Universities across the country are facing budget cuts, hiring freezes, and now, significant declines in on-campus job recruiting by Wall Street firms, as the effects of the financial crisis continue to ripple through the economy.
According to Michael A. Sciola, director of the Career Resource Center, the large investment banks and firms that typically come to campus—such as J.P. Morgan Chase and Goldman Sachs—have radically modified their recruiting practices in response to the financial meltdown.
“We caught wind last January that things were really tightening up with job recruiting,” Sciola said. “So we headed into last summer knowing that there would be less recruiting on campus…but no one could predict what happened next…it got really scary, really fast.”
While the markets began experiencing volatility during the summer months, these events did not deter the Wall Street recruiters scheduled to come to campus in the fall semester—even by August, representatives from investment banks and firms were still set on coming to campus.
However, in September, as the economy began its rapid decline and the prospects for a quick recovery dimmed, these investment banks and firms suspended on-campus job recruiting nationwide.
As Sciola explained, given the economic turmoil, many firms assessed, and ultimately decided to reduce, the number of job openings they intended to offer.
“With the reduction in job availability, many firms see no reason to attract more students through on-campus job recruiting,” Sciola said.
According to Challenger, Gray & Christmas, a national job placement company, financial companies cut over 153,000 jobs in 2007; this year, roughly 130,000 jobs in the financial sector have already been cut.
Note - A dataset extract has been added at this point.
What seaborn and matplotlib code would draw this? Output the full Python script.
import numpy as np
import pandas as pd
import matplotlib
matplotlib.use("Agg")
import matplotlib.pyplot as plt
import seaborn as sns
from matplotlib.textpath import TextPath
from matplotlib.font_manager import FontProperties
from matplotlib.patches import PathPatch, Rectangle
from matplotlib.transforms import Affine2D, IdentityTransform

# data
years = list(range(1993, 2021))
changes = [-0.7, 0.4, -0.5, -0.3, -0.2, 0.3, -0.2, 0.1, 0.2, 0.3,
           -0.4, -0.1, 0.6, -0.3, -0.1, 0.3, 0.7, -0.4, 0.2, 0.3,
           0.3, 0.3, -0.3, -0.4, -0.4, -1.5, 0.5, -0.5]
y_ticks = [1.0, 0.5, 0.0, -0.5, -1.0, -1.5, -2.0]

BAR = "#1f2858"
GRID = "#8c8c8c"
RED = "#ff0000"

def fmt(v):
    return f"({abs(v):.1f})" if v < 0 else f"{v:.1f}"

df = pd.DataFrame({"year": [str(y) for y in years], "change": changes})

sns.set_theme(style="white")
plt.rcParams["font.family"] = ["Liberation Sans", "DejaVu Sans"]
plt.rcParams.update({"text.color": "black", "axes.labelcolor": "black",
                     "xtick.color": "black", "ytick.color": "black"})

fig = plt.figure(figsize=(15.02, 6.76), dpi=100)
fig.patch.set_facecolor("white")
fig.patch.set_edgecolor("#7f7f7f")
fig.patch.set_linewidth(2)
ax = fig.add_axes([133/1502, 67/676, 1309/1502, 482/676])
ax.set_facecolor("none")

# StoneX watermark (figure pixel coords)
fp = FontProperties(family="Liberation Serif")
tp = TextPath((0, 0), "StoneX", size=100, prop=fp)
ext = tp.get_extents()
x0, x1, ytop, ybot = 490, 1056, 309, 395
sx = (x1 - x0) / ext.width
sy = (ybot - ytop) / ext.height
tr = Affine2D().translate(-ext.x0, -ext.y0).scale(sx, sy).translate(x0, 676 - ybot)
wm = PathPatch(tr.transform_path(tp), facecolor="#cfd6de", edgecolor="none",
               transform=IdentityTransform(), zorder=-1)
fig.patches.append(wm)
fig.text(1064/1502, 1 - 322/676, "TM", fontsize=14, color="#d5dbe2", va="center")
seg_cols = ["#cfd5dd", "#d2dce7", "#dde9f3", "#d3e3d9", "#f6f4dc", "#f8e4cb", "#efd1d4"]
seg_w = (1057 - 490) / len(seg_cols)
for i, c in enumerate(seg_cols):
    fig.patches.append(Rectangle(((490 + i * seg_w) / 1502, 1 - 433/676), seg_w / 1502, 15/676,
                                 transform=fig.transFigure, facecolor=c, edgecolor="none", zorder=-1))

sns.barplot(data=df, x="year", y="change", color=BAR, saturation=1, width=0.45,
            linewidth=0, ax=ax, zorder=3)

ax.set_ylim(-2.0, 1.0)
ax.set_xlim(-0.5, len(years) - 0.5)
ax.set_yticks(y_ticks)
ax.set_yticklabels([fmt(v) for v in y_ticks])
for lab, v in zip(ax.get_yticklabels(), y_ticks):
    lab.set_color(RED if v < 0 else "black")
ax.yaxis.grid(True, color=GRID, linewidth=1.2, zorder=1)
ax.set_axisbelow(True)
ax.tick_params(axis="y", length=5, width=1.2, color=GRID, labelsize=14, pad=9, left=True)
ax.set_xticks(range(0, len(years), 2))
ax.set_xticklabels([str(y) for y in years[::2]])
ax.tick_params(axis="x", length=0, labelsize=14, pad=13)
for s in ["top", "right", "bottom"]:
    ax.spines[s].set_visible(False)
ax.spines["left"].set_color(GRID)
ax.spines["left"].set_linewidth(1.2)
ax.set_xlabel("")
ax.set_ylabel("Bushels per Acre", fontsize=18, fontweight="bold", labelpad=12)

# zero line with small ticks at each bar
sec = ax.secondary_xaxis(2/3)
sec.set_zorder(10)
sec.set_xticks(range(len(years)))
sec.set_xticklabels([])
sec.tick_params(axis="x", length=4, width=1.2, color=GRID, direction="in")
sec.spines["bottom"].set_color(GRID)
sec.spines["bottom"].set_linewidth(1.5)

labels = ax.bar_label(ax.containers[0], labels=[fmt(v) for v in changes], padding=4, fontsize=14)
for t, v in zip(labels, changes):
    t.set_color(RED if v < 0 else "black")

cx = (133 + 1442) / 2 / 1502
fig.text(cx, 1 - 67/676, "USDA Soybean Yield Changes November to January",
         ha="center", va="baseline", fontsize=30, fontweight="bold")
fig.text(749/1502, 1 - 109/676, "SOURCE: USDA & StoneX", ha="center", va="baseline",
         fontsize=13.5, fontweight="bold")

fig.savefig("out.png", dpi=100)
The major players on Wall Street—including J.P. Morgan Chase, Goldman Sachs, Lehman Brothers, and Merrill Lynch—announced layoffs of 1,500 to 5,000 employees per firm between August 2007 and October 2008. For this same period, Citigroup announced layoffs of nearly 20,000 employees.
According to Associate Professor of Economics Wendy Rayack, several seniors have already approached her with concerns about the shrinking job market. While she maintains that a Wesleyan education offers students a competitive advantage in the job market, Rayack also recognizes the financial crisis’ impact on employment opportunities.
“I’m of the belief that Wesleyan students still have a significant advantage in the labor market,” Rayack said. “I’d recommend that people still go along with their plans. At the same time, students should be willing to accept conditions that they wouldn’t have considered in a different economic environment.”
According to Sciola, while the final number of hires for these banks and firms has yet to be determined, the Career Resource Center maintains active contact with alumni on Wall Street.
“Our goal is keeping students’ applications active and getting students hired,” he said. “The traditional path of being hired through the front door, where companies come on campus to recruit you, has been greatly reduced, and is few and far between. However, there are lots of jobs for seniors, especially smart, articulate Wesleyan grads. Students need to start early and be persistent, organized, and leverage the Wesleyan connection.”
Given the fragile economic environment, students are also encouraged to take creative approaches to finding and applying to jobs, particularly those in the financial sector.
“Students should certainly apply to other firms that are out there, ones where they will be better qualified candidates in the applicant pool,” said Associate Professor of Economics Christiaan Hogendorn.
In addition, graduate school and public service are recommended as alternatives to entering the job market upon graduation.
“A tried and true strategy is to go to graduate school,” Hogendorn said. “You can also try to find other types of training experiences—such as the Peace Corps—that will actually contribute to your human capital and may even allow you to defer your student loan payments.”
As Rayack noted, for students interested in graduate school, now is the best time to apply.
“If people have the resources to continue their education in economics or another field, this would certainly be a good time to do that…so as to wait out the downturn,” she said. “Students could also consider doing Teach for America, City Year Program or the Peace Corps. There are also many private, charitable nonprofits in need of assistance.”
Ultimately, students will have to reassess their plans to find a trajectory that best aligns with the current job market.
“As a graduating senior, you can get paralyzed and stressed out, or you can manage your time by putting in five to eight hours a week to reach out to alumni,” Sciola said. “The key to success is being intentional about your career search, not accidental…Go deeper than just the name brands. There are plenty of opportunities out there.”